Instructions for the task: In the data below, locate each line with the word "this" and list it.

Information provided:
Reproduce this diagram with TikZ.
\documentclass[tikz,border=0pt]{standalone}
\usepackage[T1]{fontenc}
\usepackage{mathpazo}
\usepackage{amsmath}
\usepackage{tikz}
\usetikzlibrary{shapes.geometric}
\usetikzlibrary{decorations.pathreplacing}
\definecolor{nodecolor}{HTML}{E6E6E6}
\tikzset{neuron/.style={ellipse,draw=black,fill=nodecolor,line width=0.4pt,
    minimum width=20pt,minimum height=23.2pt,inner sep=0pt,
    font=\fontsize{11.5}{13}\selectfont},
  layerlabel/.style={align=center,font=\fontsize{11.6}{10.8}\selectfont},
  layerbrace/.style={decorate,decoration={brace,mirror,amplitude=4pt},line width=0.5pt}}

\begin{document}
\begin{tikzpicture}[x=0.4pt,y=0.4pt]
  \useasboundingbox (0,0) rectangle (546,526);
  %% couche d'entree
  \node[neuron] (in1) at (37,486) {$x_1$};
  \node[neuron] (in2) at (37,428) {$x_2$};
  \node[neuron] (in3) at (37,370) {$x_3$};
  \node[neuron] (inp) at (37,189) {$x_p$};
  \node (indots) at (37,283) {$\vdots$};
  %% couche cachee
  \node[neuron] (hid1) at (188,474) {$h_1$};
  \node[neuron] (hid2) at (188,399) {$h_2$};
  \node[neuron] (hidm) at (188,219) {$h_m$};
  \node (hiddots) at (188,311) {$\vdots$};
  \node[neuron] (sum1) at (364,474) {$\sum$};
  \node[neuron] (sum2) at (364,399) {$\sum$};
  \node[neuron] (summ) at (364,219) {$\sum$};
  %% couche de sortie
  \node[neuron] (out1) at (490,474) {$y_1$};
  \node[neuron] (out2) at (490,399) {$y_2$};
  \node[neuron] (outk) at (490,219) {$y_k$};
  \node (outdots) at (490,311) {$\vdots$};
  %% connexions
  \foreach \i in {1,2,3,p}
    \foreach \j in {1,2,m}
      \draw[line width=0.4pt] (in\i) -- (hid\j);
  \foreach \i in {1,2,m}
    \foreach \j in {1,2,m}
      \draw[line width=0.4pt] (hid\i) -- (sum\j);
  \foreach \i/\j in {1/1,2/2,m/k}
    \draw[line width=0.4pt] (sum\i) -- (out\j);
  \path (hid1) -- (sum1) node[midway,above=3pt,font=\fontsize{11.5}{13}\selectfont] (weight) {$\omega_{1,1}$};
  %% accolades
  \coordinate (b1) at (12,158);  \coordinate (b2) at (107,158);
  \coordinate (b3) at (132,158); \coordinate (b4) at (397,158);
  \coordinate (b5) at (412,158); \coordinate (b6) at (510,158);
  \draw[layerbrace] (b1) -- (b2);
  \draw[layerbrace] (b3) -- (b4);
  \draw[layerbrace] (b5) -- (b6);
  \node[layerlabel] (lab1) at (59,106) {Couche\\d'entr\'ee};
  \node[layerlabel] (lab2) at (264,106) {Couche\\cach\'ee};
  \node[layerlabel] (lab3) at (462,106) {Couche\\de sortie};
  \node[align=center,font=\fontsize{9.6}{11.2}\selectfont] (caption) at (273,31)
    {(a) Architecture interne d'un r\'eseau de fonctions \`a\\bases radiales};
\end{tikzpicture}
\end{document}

==

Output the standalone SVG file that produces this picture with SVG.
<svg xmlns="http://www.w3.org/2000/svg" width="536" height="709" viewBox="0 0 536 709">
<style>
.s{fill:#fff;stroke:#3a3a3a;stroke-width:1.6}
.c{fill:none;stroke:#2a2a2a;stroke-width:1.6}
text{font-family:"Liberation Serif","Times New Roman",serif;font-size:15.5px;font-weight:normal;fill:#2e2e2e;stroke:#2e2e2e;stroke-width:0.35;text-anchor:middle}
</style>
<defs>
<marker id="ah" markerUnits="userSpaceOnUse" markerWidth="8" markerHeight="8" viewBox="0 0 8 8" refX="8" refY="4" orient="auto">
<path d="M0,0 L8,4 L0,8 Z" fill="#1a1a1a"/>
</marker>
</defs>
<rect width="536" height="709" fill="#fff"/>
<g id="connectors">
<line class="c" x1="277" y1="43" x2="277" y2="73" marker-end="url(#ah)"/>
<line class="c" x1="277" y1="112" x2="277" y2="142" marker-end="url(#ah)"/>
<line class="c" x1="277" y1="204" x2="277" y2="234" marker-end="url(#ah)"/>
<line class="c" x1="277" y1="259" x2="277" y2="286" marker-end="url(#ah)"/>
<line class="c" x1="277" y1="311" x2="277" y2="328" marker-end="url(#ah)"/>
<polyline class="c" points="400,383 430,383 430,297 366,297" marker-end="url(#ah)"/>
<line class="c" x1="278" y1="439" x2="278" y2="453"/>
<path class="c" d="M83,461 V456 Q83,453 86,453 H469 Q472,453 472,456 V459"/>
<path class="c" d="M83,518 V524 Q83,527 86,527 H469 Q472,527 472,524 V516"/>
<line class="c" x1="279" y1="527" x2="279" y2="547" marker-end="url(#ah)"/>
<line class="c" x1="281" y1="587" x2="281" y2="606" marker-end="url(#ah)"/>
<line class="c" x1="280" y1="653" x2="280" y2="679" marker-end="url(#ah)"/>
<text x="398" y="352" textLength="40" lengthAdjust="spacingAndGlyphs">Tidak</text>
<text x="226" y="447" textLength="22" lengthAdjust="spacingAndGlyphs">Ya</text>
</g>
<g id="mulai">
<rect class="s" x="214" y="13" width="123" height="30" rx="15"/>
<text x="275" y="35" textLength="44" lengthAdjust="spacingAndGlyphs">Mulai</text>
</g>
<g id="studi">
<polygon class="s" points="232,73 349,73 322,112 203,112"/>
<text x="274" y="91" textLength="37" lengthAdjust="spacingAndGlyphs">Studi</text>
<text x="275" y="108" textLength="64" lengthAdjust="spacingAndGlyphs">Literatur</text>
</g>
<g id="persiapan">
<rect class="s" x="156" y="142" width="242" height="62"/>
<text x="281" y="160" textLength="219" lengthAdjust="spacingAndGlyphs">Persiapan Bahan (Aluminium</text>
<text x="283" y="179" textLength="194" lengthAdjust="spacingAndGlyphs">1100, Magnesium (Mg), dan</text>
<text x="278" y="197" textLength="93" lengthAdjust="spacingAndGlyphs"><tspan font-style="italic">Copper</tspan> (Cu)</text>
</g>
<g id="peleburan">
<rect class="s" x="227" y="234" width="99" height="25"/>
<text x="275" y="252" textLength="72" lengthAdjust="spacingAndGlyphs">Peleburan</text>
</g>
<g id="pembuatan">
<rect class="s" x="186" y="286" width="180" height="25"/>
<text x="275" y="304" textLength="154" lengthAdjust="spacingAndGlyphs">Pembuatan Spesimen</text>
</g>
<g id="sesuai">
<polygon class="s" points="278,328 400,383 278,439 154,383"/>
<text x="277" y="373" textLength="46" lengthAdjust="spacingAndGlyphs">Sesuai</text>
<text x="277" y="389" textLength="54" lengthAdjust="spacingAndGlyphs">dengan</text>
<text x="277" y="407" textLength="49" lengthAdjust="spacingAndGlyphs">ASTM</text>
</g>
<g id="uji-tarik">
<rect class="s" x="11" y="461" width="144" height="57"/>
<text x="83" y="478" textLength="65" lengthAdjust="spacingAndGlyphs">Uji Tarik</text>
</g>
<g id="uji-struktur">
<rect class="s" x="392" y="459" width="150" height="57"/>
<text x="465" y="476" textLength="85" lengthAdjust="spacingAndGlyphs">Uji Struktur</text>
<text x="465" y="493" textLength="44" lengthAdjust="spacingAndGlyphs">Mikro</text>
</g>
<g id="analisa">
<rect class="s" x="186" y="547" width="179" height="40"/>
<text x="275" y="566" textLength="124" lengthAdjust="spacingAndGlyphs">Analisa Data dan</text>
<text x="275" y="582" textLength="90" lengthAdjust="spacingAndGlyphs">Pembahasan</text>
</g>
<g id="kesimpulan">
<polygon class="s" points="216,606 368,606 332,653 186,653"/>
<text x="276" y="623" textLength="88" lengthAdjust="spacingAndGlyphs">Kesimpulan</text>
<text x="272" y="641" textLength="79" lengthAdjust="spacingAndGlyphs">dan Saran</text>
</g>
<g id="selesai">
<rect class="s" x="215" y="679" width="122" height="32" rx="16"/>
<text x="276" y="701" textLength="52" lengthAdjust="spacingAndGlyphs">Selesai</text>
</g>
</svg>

Written answer:
Reproduce this diagram with TikZ.
Output the standalone SVG file that produces this picture with SVG.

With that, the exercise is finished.